> TASK PROMPT
Return each line of the data below verbatim; pictures are to be left out.

> PROVIDED MATERIAL
= = = = = = =

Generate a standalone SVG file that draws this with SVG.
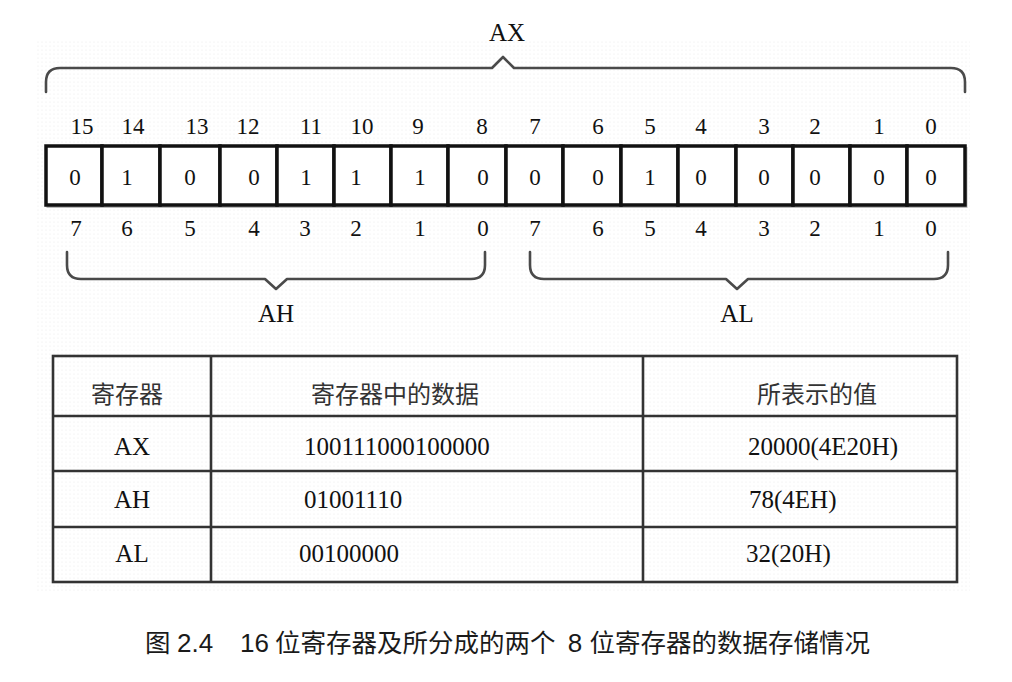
<svg xmlns="http://www.w3.org/2000/svg" width="1012" height="682" viewBox="0 0 1012 682">
<defs>
<pattern id="dots" x="0" y="0" width="4" height="4" patternUnits="userSpaceOnUse">
<circle cx="2" cy="2" r="0.6" fill="#e6e6e6"/>
</pattern>
<style>
.t{font-family:"Liberation Serif","Noto Sans CJK SC",serif;fill:#111;}
.b{font-size:23px;text-anchor:middle;}
.lbl{font-size:25px;text-anchor:middle;}
.cell{fill:#fff;stroke:#111;stroke-width:3.5;}
.brace{fill:none;stroke:#4a4a4a;stroke-width:2.6;stroke-linejoin:round;stroke-linecap:round;}
.grid{fill:none;stroke:#333;stroke-width:2.6;}
.tb{font-size:25px;}
.cjk{font-family:"Noto Sans CJK SC",sans-serif;font-size:24px;fill:#333;text-anchor:middle;}
.cap{font-family:"Liberation Sans","Noto Sans CJK SC",sans-serif;font-size:25.5px;fill:#1a1a1a;}
.capd{font-size:26px;}
</style>
</defs>
<rect width="1012" height="682" fill="#fff"/>
<rect x="36" y="40" width="934" height="552" fill="url(#dots)"/>

<g id="ax-label">
<text class="t lbl" x="507" y="41">AX</text>
</g>

<g id="connectors">
<path class="brace" d="M46,92 L46,82 Q46,68 60,68 L492,68 L503,57 L514,68 L951,68 Q965,68 965,82 L965,92"/>
<path class="brace" d="M67,252 L67,265 Q67,279 81,279 L265,279 L276,289 L287,279 L471,279 Q485,279 485,265 L485,252"/>
<path class="brace" d="M530,252 L530,265 Q530,279 544,279 L726,279 L737,289 L748,279 L934,279 Q948,279 948,265 L948,252"/>
</g>

<g id="bit-indices-top" class="t b">
<text x="82" y="134">15</text><text x="133" y="134">14</text><text x="197" y="134">13</text><text x="248" y="134">12</text>
<text x="311" y="134">11</text><text x="362" y="134">10</text><text x="418" y="134">9</text><text x="482" y="134">8</text>
<text x="535" y="134">7</text><text x="598" y="134">6</text><text x="650" y="134">5</text><text x="701" y="134">4</text>
<text x="764" y="134">3</text><text x="815" y="134">2</text><text x="879" y="134">1</text><text x="931" y="134">0</text>
</g>

<g id="register-cells">
<rect x="46" y="146" width="919" height="59" fill="none" stroke="#bbb" stroke-width="2" transform="translate(1.5,2)"/>
<rect class="cell" x="46" y="146" width="56" height="59"/>
<rect class="cell" x="102" y="146" width="58" height="59"/>
<rect class="cell" x="160" y="146" width="60" height="59"/>
<rect class="cell" x="220" y="146" width="57" height="59"/>
<rect class="cell" x="277" y="146" width="57" height="59"/>
<rect class="cell" x="334" y="146" width="57" height="59"/>
<rect class="cell" x="391" y="146" width="57" height="59"/>
<rect class="cell" x="448" y="146" width="58" height="59"/>
<rect class="cell" x="506" y="146" width="57" height="59"/>
<rect class="cell" x="563" y="146" width="58" height="59"/>
<rect class="cell" x="621" y="146" width="57" height="59"/>
<rect class="cell" x="678" y="146" width="58" height="59"/>
<rect class="cell" x="736" y="146" width="57" height="59"/>
<rect class="cell" x="793" y="146" width="57" height="59"/>
<rect class="cell" x="850" y="146" width="57" height="59"/>
<rect class="cell" x="907" y="146" width="58" height="59"/>
</g>

<g id="bit-values" class="t b">
<text x="75" y="185">0</text><text x="127" y="185">1</text><text x="190" y="185">0</text><text x="254" y="185">0</text>
<text x="306" y="185">1</text><text x="356" y="185">1</text><text x="420" y="185">1</text><text x="483" y="185">0</text>
<text x="535" y="185">0</text><text x="598" y="185">0</text><text x="650" y="185">1</text><text x="701" y="185">0</text>
<text x="764" y="185">0</text><text x="815" y="185">0</text><text x="879" y="185">0</text><text x="931" y="185">0</text>
</g>

<g id="bit-indices-bottom" class="t b">
<text x="76" y="236">7</text><text x="127" y="236">6</text><text x="190" y="236">5</text><text x="254" y="236">4</text>
<text x="305" y="236">3</text><text x="356" y="236">2</text><text x="420" y="236">1</text><text x="483" y="236">0</text>
<text x="535" y="236">7</text><text x="598" y="236">6</text><text x="650" y="236">5</text><text x="701" y="236">4</text>
<text x="764" y="236">3</text><text x="815" y="236">2</text><text x="879" y="236">1</text><text x="931" y="236">0</text>
</g>

<g id="ah-label"><text class="t lbl" x="276" y="322">AH</text></g>
<g id="al-label"><text class="t lbl" x="737" y="322">AL</text></g>

<g id="table">
<rect class="grid" x="53" y="356" width="904" height="226"/>
<line class="grid" x1="211" y1="356" x2="211" y2="582"/>
<line class="grid" x1="643" y1="356" x2="643" y2="582"/>
<line class="grid" x1="53" y1="416" x2="957" y2="416"/>
<line class="grid" x1="53" y1="471" x2="957" y2="471"/>
<line class="grid" x1="53" y1="527" x2="957" y2="527"/>
<text class="cjk" x="127" y="403">寄存器</text>
<text class="cjk" x="395" y="403">寄存器中的数据</text>
<text class="cjk" x="817" y="403">所表示的值</text>
<text class="t tb" x="132" y="455" text-anchor="middle">AX</text>
<text class="t tb" x="132" y="508" text-anchor="middle">AH</text>
<text class="t tb" x="132" y="562" text-anchor="middle">AL</text>
<text class="t tb" x="304" y="455">100111000100000</text>
<text class="t tb" x="304" y="508">01001110</text>
<text class="t tb" x="299" y="562">00100000</text>
<text class="t tb" x="748" y="455">20000(4E20H)</text>
<text class="t tb" x="749" y="508">78(4EH)</text>
<text class="t tb" x="746" y="562">32(20H)</text>
</g>

<g id="caption" class="cap">
<text x="145" y="652">图</text>
<text class="capd" x="177" y="652">2.4</text>
<text class="capd" x="240" y="652">16</text>
<text x="275" y="652">位寄存器及所分成的两个</text>
<text class="capd" x="575" y="652" text-anchor="middle">8</text>
<text x="870" y="652" text-anchor="end">位寄存器的数据存储情况</text>
</g>
</svg>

= = = = = = =

> WRITTEN SOLUTION
Generate a standalone SVG file that draws this with SVG.
<svg xmlns="http://www.w3.org/2000/svg" width="1012" height="682" viewBox="0 0 1012 682">
<defs>
<pattern id="dots" x="0" y="0" width="4" height="4" patternUnits="userSpaceOnUse">
<circle cx="2" cy="2" r="0.6" fill="#e6e6e6"/>
</pattern>
<style>
.t{font-family:"Liberation Serif","Noto Sans CJK SC",serif;fill:#111;}
.b{font-size:23px;text-anchor:middle;}
.lbl{font-size:25px;text-anchor:middle;}
.cell{fill:#fff;stroke:#111;stroke-width:3.5;}
.brace{fill:none;stroke:#4a4a4a;stroke-width:2.6;stroke-linejoin:round;stroke-linecap:round;}
.grid{fill:none;stroke:#333;stroke-width:2.6;}
.tb{font-size:25px;}
.cjk{font-family:"Noto Sans CJK SC",sans-serif;font-size:24px;fill:#333;text-anchor:middle;}
.cap{font-family:"Liberation Sans","Noto Sans CJK SC",sans-serif;font-size:25.5px;fill:#1a1a1a;}
.capd{font-size:26px;}
</style>
</defs>
<rect width="1012" height="682" fill="#fff"/>
<rect x="36" y="40" width="934" height="552" fill="url(#dots)"/>

<g id="ax-label">
<text class="t lbl" x="507" y="41">AX</text>
</g>

<g id="connectors">
<path class="brace" d="M46,92 L46,82 Q46,68 60,68 L492,68 L503,57 L514,68 L951,68 Q965,68 965,82 L965,92"/>
<path class="brace" d="M67,252 L67,265 Q67,279 81,279 L265,279 L276,289 L287,279 L471,279 Q485,279 485,265 L485,252"/>
<path class="brace" d="M530,252 L530,265 Q530,279 544,279 L726,279 L737,289 L748,279 L934,279 Q948,279 948,265 L948,252"/>
</g>

<g id="bit-indices-top" class="t b">
<text x="82" y="134">15</text><text x="133" y="134">14</text><text x="197" y="134">13</text><text x="248" y="134">12</text>
<text x="311" y="134">11</text><text x="362" y="134">10</text><text x="418" y="134">9</text><text x="482" y="134">8</text>
<text x="535" y="134">7</text><text x="598" y="134">6</text><text x="650" y="134">5</text><text x="701" y="134">4</text>
<text x="764" y="134">3</text><text x="815" y="134">2</text><text x="879" y="134">1</text><text x="931" y="134">0</text>
</g>

<g id="register-cells">
<rect x="46" y="146" width="919" height="59" fill="none" stroke="#bbb" stroke-width="2" transform="translate(1.5,2)"/>
<rect class="cell" x="46" y="146" width="56" height="59"/>
<rect class="cell" x="102" y="146" width="58" height="59"/>
<rect class="cell" x="160" y="146" width="60" height="59"/>
<rect class="cell" x="220" y="146" width="57" height="59"/>
<rect class="cell" x="277" y="146" width="57" height="59"/>
<rect class="cell" x="334" y="146" width="57" height="59"/>
<rect class="cell" x="391" y="146" width="57" height="59"/>
<rect class="cell" x="448" y="146" width="58" height="59"/>
<rect class="cell" x="506" y="146" width="57" height="59"/>
<rect class="cell" x="563" y="146" width="58" height="59"/>
<rect class="cell" x="621" y="146" width="57" height="59"/>
<rect class="cell" x="678" y="146" width="58" height="59"/>
<rect class="cell" x="736" y="146" width="57" height="59"/>
<rect class="cell" x="793" y="146" width="57" height="59"/>
<rect class="cell" x="850" y="146" width="57" height="59"/>
<rect class="cell" x="907" y="146" width="58" height="59"/>
</g>

<g id="bit-values" class="t b">
<text x="75" y="185">0</text><text x="127" y="185">1</text><text x="190" y="185">0</text><text x="254" y="185">0</text>
<text x="306" y="185">1</text><text x="356" y="185">1</text><text x="420" y="185">1</text><text x="483" y="185">0</text>
<text x="535" y="185">0</text><text x="598" y="185">0</text><text x="650" y="185">1</text><text x="701" y="185">0</text>
<text x="764" y="185">0</text><text x="815" y="185">0</text><text x="879" y="185">0</text><text x="931" y="185">0</text>
</g>

<g id="bit-indices-bottom" class="t b">
<text x="76" y="236">7</text><text x="127" y="236">6</text><text x="190" y="236">5</text><text x="254" y="236">4</text>
<text x="305" y="236">3</text><text x="356" y="236">2</text><text x="420" y="236">1</text><text x="483" y="236">0</text>
<text x="535" y="236">7</text><text x="598" y="236">6</text><text x="650" y="236">5</text><text x="701" y="236">4</text>
<text x="764" y="236">3</text><text x="815" y="236">2</text><text x="879" y="236">1</text><text x="931" y="236">0</text>
</g>

<g id="ah-label"><text class="t lbl" x="276" y="322">AH</text></g>
<g id="al-label"><text class="t lbl" x="737" y="322">AL</text></g>

<g id="table">
<rect class="grid" x="53" y="356" width="904" height="226"/>
<line class="grid" x1="211" y1="356" x2="211" y2="582"/>
<line class="grid" x1="643" y1="356" x2="643" y2="582"/>
<line class="grid" x1="53" y1="416" x2="957" y2="416"/>
<line class="grid" x1="53" y1="471" x2="957" y2="471"/>
<line class="grid" x1="53" y1="527" x2="957" y2="527"/>
<text class="cjk" x="127" y="403">寄存器</text>
<text class="cjk" x="395" y="403">寄存器中的数据</text>
<text class="cjk" x="817" y="403">所表示的值</text>
<text class="t tb" x="132" y="455" text-anchor="middle">AX</text>
<text class="t tb" x="132" y="508" text-anchor="middle">AH</text>
<text class="t tb" x="132" y="562" text-anchor="middle">AL</text>
<text class="t tb" x="304" y="455">100111000100000</text>
<text class="t tb" x="304" y="508">01001110</text>
<text class="t tb" x="299" y="562">00100000</text>
<text class="t tb" x="748" y="455">20000(4E20H)</text>
<text class="t tb" x="749" y="508">78(4EH)</text>
<text class="t tb" x="746" y="562">32(20H)</text>
</g>

<g id="caption" class="cap">
<text x="145" y="652">图</text>
<text class="capd" x="177" y="652">2.4</text>
<text class="capd" x="240" y="652">16</text>
<text x="275" y="652">位寄存器及所分成的两个</text>
<text class="capd" x="575" y="652" text-anchor="middle">8</text>
<text x="870" y="652" text-anchor="end">位寄存器的数据存储情况</text>
</g>
</svg>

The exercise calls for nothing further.